Even my cat threw up once shortly after. Is it common to have bad smells when you try to heat press canvas? Any particular brands that are better than others to avoid releasing bad smells? The design took to the canvas really well, I'm happy with the look. I could just do without trying to kill myself each time.


----------



## DecalGuy (Nov 26, 2007)

Hey BikerBill,

I would think since they were bought retail the smell is coming from the water proofing they put on canvas totes. 


Mike


----------



## alrozac (Dec 20, 2012)

If they have any kind of treatment to them , you might want to keep a close eye on your print. If they have been treated your transfer will probably peel off.


----------



## BikerBill (Feb 18, 2014)

Ahhh, thank you both. That makes sense, that there is some kind of coating on them. Yet at the same time the tag has this direct quote:

"When screen printing, place straps inside bag before running through dryer."

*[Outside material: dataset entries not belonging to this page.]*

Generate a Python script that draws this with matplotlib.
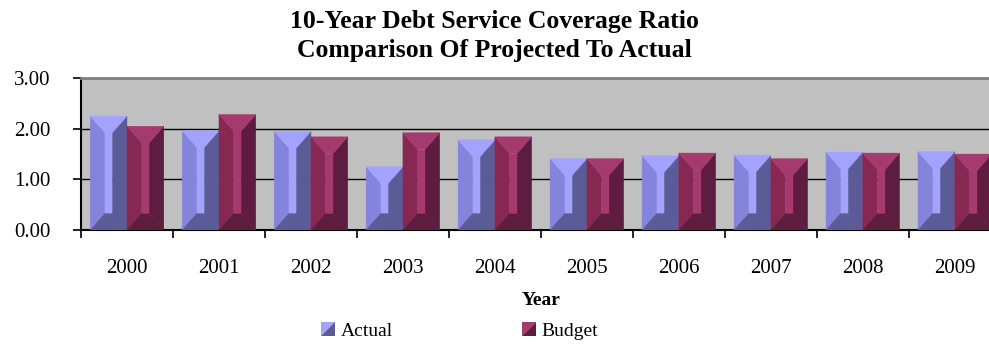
import matplotlib
import matplotlib.pyplot as plt
from matplotlib.patches import Polygon, Patch
from matplotlib.legend_handler import HandlerBase

matplotlib.use("Agg")

years = ["2000", "2001", "2002", "2003", "2004", "2005", "2006", "2007", "2008", "2009"]
actual = [2.25, 1.96, 1.95, 1.25, 1.78, 1.41, 1.47, 1.48, 1.54, 1.55]
budget = [2.05, 2.28, 1.84, 1.92, 1.84, 1.41, 1.52, 1.41, 1.52, 1.50]

# (light, mid, dark) shades for the bevelled bars
actual_shades = ("#a3a3ff", "#8484dc", "#5b5b98")
budget_shades = ("#a53a6e", "#862852", "#5e1c3e")

plt.rcParams["font.family"] = ["Liberation Serif", "DejaVu Serif"]

fig = plt.figure(figsize=(9.89, 3.47), dpi=100)
ax = fig.add_axes([0.0819, 0.337, 0.930, 0.438])
ax.set_facecolor("#c0c0c0")

bar_w = 0.4
dy = 0.33  # bevel height in data units


def bevel_bar(ax, x0, h, shades):
    light, mid, dark = shades
    x1 = x0 + bar_w
    dx = bar_w * 0.4
    b = min(dy, h / 2)
    faces = [
        ([(x0, 0), (x0 + dx, b), (x0 + dx, h - b), (x0, h)], mid),
        ([(x1, 0), (x1 - dx, b), (x1 - dx, h - b), (x1, h)], dark),
        ([(x0, 0), (x1, 0), (x1 - dx, b), (x0 + dx, b)], dark),
        ([(x0, h), (x1, h), (x1 - dx, h - b), (x0 + dx, h - b)], light),
        ([(x0 + dx, b), (x1 - dx, b), (x1 - dx, h - b), (x0 + dx, h - b)], light),
    ]
    for pts, c in faces:
        ax.add_patch(Polygon(pts, closed=True, facecolor=c, edgecolor=c, linewidth=0.3, zorder=3))


class BevelHandler(HandlerBase):
    def create_artists(self, legend, orig_handle, xdescent, ydescent, width, height, fontsize, trans):
        light, mid, dark = orig_handle.shades
        x0, y0 = -xdescent, -ydescent
        up = Polygon([(x0, y0), (x0, y0 + height), (x0 + width, y0 + height)],
                     closed=True, facecolor=light, edgecolor="none", transform=trans)
        down = Polygon([(x0, y0), (x0 + width, y0), (x0 + width, y0 + height)],
                       closed=True, facecolor=dark, edgecolor="none", transform=trans)
        return [up, down]


for i, (a, b) in enumerate(zip(actual, budget)):
    bevel_bar(ax, i - bar_w, a, actual_shades)
    bevel_bar(ax, i, b, budget_shades)

ax.set_xlim(-0.5, len(years) - 0.5)
ax.set_ylim(0, 3)
ax.set_yticks([0, 1, 2, 3])
ax.set_yticklabels(["0.00", "1.00", "2.00", "3.00"], fontsize=15)
ax.yaxis.grid(True, color="black", linewidth=1)
ax.set_axisbelow(True)

ax.set_xticks(range(len(years)))
ax.set_xticklabels(years, fontsize=15)
ax.set_xticks([i - 0.5 for i in range(len(years) + 1)], minor=True)
ax.tick_params(axis="x", which="major", length=0, pad=21)
ax.tick_params(axis="x", which="minor", length=6, width=1.2, direction="out")
ax.tick_params(axis="y", length=6, width=1.2, direction="out", pad=16)

for side in ["left", "bottom"]:
    ax.spines[side].set_linewidth(1.5)
    ax.spines[side].set_color("black")
ax.spines["top"].set_color("#808080")
ax.spines["top"].set_linewidth(2)
ax.spines["right"].set_visible(False)

ax.set_xlabel("Year", fontsize=14, fontweight="bold", labelpad=10)

fig.suptitle("10-Year Debt Service Coverage Ratio\nComparison Of Projected To Actual",
             fontsize=18.5, fontweight="bold", x=0.5, y=0.97, linespacing=1.3)

h_actual = Patch(label="Actual")
h_actual.shades = actual_shades
h_budget = Patch(label="Budget")
h_budget.shades = budget_shades
fig.legend(handles=[h_actual, h_budget], handler_map={Patch: BevelHandler()},
           loc="center left", bbox_to_anchor=(0.325, 0.046), ncol=2, borderpad=0,
           borderaxespad=0, frameon=False, fontsize=14, handlelength=0.72, handleheight=0.72,
           handletextpad=0.3, columnspacing=6.6)

fig.savefig("out.png", dpi=100)
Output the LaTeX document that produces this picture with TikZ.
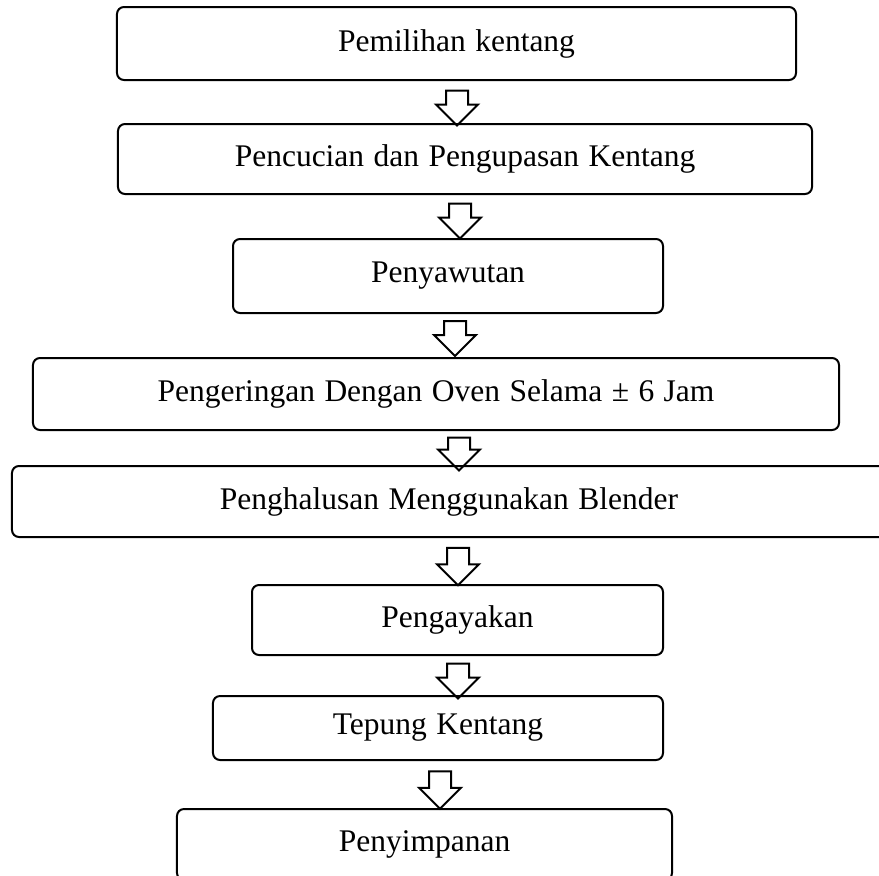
\documentclass[tikz,border=0pt]{standalone}
\usepackage{fontspec}
\setmainfont{Liberation Serif}
\usetikzlibrary{positioning,shapes.arrows}
\newcommand\procfont{\fontsize{12.6}{15}\selectfont\spaceskip 0.3em\relax}
\tikzset{
  proc/.style = {draw, rounded corners=2.8pt, line width=0.8pt, inner sep=0pt,
                 font=\procfont},
  darr/.style = {draw, single arrow, shape border rotate=270,
                 single arrow head extend=4pt, inner sep=4pt,
                 minimum height=14pt, line width=0.8pt},
}
\begin{document}
\begin{tikzpicture}[x=0.4pt,y=-0.4pt]
  \useasboundingbox (0,0) rectangle (879,875);
  % process steps
  \node[proc, minimum width=271.6pt, minimum height=29.2pt] (b1) at (456.5,43.5) {Pemilihan kentang};
  \node[proc, minimum width=277.6pt, minimum height=28pt]   (b2) at (465,159)    {Pencucian dan Pengupasan Kentang};
  \node[proc, minimum width=172pt,   minimum height=29.6pt] (b3) at (448,276)    {Penyawutan};
  \node[proc, minimum width=322.4pt, minimum height=28.8pt] (b4) at (436,394)    {Pengeringan Dengan Oven Selama ± 6 Jam};
  \node[proc, minimum width=349.6pt, minimum height=28.4pt] (b5) at (449,501.5)  {Penghalusan Menggunakan Blender};
  \node[proc, minimum width=164.4pt, minimum height=28pt]   (b6) at (457.5,620)  {Pengayakan};
  \node[proc, minimum width=180pt,   minimum height=25.6pt] (b7) at (438,728)    {Tepung Kentang};
  \node[proc, minimum width=198pt,   minimum height=28.4pt] (b8) at (424.5,844.5) {Penyimpanan};
  % hollow arrows between the steps
  \node[darr] (a1) at (457,102.5) {};
  \node[darr] (a2) at (460,215.5) {};
  \node[darr] (a3) at (455,333)   {};
  \node[darr, minimum height=12.4pt] (a4) at (459,448.5) {};
  \node[darr, minimum height=15pt] (a5) at (458,561) {};
  \node[darr] (a6) at (458,675.5) {};
  \node[darr, minimum height=15pt] (a7) at (440,784.5) {};
\end{tikzpicture}
\end{document}
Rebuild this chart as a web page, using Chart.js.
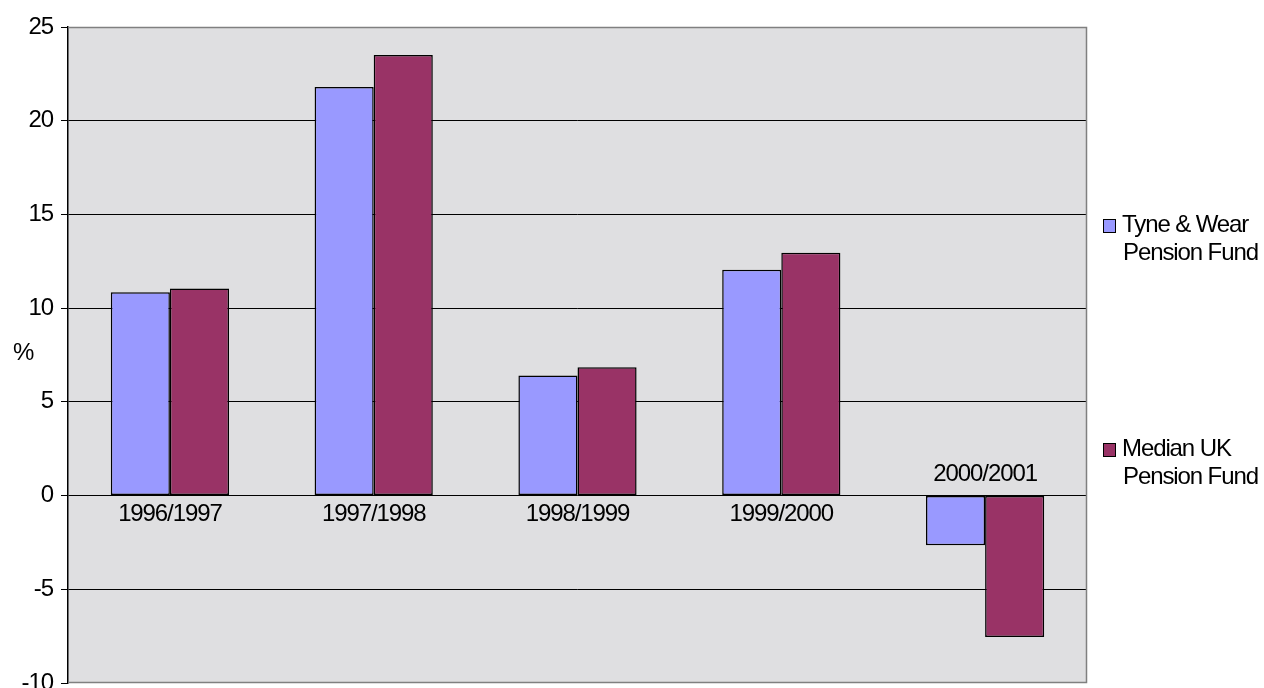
<!DOCTYPE html>
<html>
<head>
<meta charset="utf-8">
<script src="https://cdn.jsdelivr.net/npm/chart.js@4.4.1/dist/chart.umd.min.js"></script>
<style>
    html, body { margin: 0; padding: 0; background: #fff; }
    #wrap { width: 1264px; height: 688px; position: relative; }
</style>
</head>
<body>
<div id="wrap"><canvas id="grafico"></canvas></div>
<script>
const categorias = ["1996/1997", "1997/1998", "1998/1999", "1999/2000", "2000/2001"];
const tyneWear = [10.85, 21.8, 6.4, 12.05, -2.65];
const medianaUK = [11.05, 23.5, 6.85, 12.95, -7.55];
const nombresSeries = [["Tyne & Wear", "Pension Fund"], ["Median UK", "Pension Fund"]];
const ticksY = [-10, -5, 0, 5, 10, 15, 20, 25];

const FUENTE = "'Liberation Sans', Arial, sans-serif";
const colorAzul = "#9999ff";
const colorGranate = "#993366";

// Fondo gris del area de trazado y borde gris (el eje izquierdo es negro).
const fondoPlugin = {
    id: "fondo",
    beforeDraw(chart) {
        const { ctx, chartArea: a } = chart;
        ctx.letterSpacing = "-1.1px";
        ctx.save();
        ctx.fillStyle = "#dfdfe1";
        ctx.fillRect(a.left, a.top, a.right - a.left, a.bottom - a.top);
        ctx.restore();
    },
    afterDatasetsDraw(chart) {
        const { ctx, chartArea: a } = chart;
        ctx.save();
        ctx.strokeStyle = "#808080";
        ctx.lineWidth = 1.5;
        ctx.beginPath();
        ctx.moveTo(a.left, a.top + 0.5);
        ctx.lineTo(a.right - 0.5, a.top + 0.5);
        ctx.lineTo(a.right - 0.5, a.bottom - 0.5);
        ctx.lineTo(a.left, a.bottom - 0.5);
        ctx.stroke();
        ctx.restore();
    }
};

// Etiquetas de categoria junto al eje cero, leyenda y titulo "%".
const textosPlugin = {
    id: "textos",
    afterDraw(chart) {
        const { ctx } = chart;
        const x = chart.scales.x;
        const y = chart.scales.y;
        const cero = y.getPixelForValue(0);
        ctx.save();
        ctx.fillStyle = "#000";
        ctx.font = `24px ${FUENTE}`;
        ctx.textAlign = "center";
        ctx.textBaseline = "middle";
        categorias.forEach((cat, i) => {
            const negativo = tyneWear[i] < 0 && medianaUK[i] < 0;
            const py = negativo ? cero - 21 : cero + 19;
            ctx.fillText(cat, x.getPixelForValue(i), py);
        });

        ctx.fillText("%", 23, 353);

        const colores = [colorAzul, colorGranate];
        const filas = [225, 449];
        ctx.textAlign = "left";
        nombresSeries.forEach((lineas, i) => {
            const fy = filas[i];
            ctx.fillStyle = colores[i];
            ctx.fillRect(1103, fy - 6, 13, 14);
            ctx.strokeStyle = "#000";
            ctx.lineWidth = 1;
            ctx.strokeRect(1103.5, fy - 5.5, 12, 13);
            ctx.fillStyle = "#000";
            ctx.fillText(lineas[0], 1122, fy);
            ctx.fillText(lineas[1], 1123, fy + 28);
        });
        ctx.restore();
    }
};

new Chart(document.querySelector("#grafico"), {
    type: "bar",
    data: {
        labels: categorias,
        datasets: [
            {
                label: nombresSeries[0].join(" "),
                data: tyneWear,
                backgroundColor: colorAzul,
                borderColor: "#000",
                borderWidth: 1.5,
                borderSkipped: false
            },
            {
                label: nombresSeries[1].join(" "),
                data: medianaUK,
                backgroundColor: colorGranate,
                borderColor: "#000",
                borderWidth: 1.5,
                borderSkipped: false
            }
        ]
    },
    options: {
        responsive: true,
        maintainAspectRatio: false,
        animation: false,
        categoryPercentage: 0.58,
        barPercentage: 1.0,
        layout: { padding: { left: 0, right: 177, top: 27, bottom: 5 } },
        plugins: {
            legend: { display: false },
            tooltip: { enabled: false }
        },
        scales: {
            x: { display: false },
            y: {
                min: -10,
                max: 25,
                afterBuildTicks(scale) {
                    scale.ticks = ticksY.map((v) => ({ value: v }));
                },
                afterFit(scale) {
                    scale.width = 68;
                    scale.paddingTop = 0;
                    scale.paddingBottom = 0;
                },
                ticks: {
                    color: "#000",
                    padding: 8,
                    font: { family: FUENTE, size: 24 }
                },
                grid: {
                    color: (c) => (c.tick && (c.tick.value === 25 || c.tick.value === -10) ? "rgba(0,0,0,0)" : "#000"),
                    tickColor: "#000",
                    tickLength: 7,
                    lineWidth: 1
                },
                border: { display: true, color: "#000", width: 1.5 }
            }
        }
    },
    plugins: [fondoPlugin, textosPlugin]
});
</script>
</body>
</html>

So it would seem very common to put designs on these. I guess I should put the bag in the wash, then dryer and see how well it holds up. I'm just wondering if most use a type of brand for canvas totes? I'm sure many do them, just not sure if they use a heat press or normal screen printing.


----------



## royster13 (Aug 14, 2007)

I have heat pressed canvas bags in the past using Sports Flex from JotoPaper.....Seems to me canvas scorches if you use the temperature/time you need for regular vinyl....


----------



## binki (Jul 16, 2006)

Canvas bags will have sizing on them. That will scorch.


----------



## BikerBill (Feb 18, 2014)

Well I did two and I did not scorch them. I did use parchment paper over the canvas. Here's a pic of one.


----------



## alrozac (Dec 20, 2012)

Nice print. How many are you printing?


----------



## BikerBill (Feb 18, 2014)

> Nice print. How many are you printing?


Thanks. That design is actually a partial one from a Daytona beach bike week one. I cut out the words, trimmed it up and voila! A pretty butterfly design. Might as well use it as the 2014 bike week event is over. I only sell my items online. So I just printed this one, then take a pic of it and list it online. If I get sales I simply make them as I sell them.


----------